Part I, Book 3, Chapter 7
Tholomyès’s Wisdom
Having established that Favourite is the best, we proceed to discover that Tholomyès is just complete and utter trash. He is THE WORST.

He spends this chapter lecturing his dinner companions on his personal beliefs. Lecturing! At dinner! I would leave. I’m getting flashes of the bishop’s senator here. At least the senator’s rantings had some philosophical merit (you know, if you squint). Tholomyès’ declarations read like the stuff you see posted by sad pathetic men who pay for blue checks.
The lecture starts with the virtues of moderation, segues into puns, and then goes into drive-by negging. “You’re fond of apple turnovers, ladies. Don’t overindulge your fondness.” The hell???

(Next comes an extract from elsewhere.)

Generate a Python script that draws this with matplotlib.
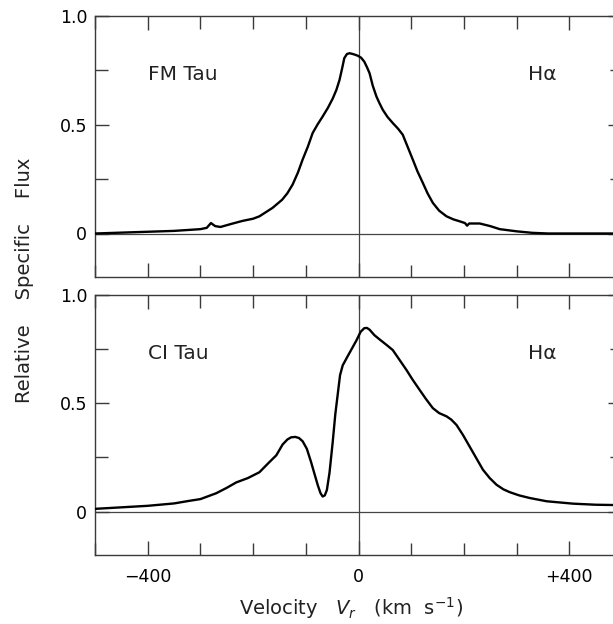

He moves onto general standard-issue misogyny. He gives his fellow bros advice to “spare yourself the nuptial bed” and tells them “Beware of women! […] A woman is scheming and perfidious.” Bold move saying this in front of a group that is 50% women! Man is a real winner.
And as it turns out, his crack about apple turnovers was just the beginning of a spree. He goes on to neg all the girls except Favourite. He tells Zéphine, “You look like a pretty face that someone has sat on by mistake.” In a condescending tangent aimed at the ladies telling them not to marry, he calls them “O rodent sex.”

Amazingly, calling all women rodents (coming from him, somehow offensive to both women and rodents at the same time) is arguably not the peak of his terribleness. Tholomyès finishes with a toast where he says, “Kiss me, Fantine,” and kisses Favourite instead.
FANTINE, DO NOT HAVE SEX WITH THIS MAN.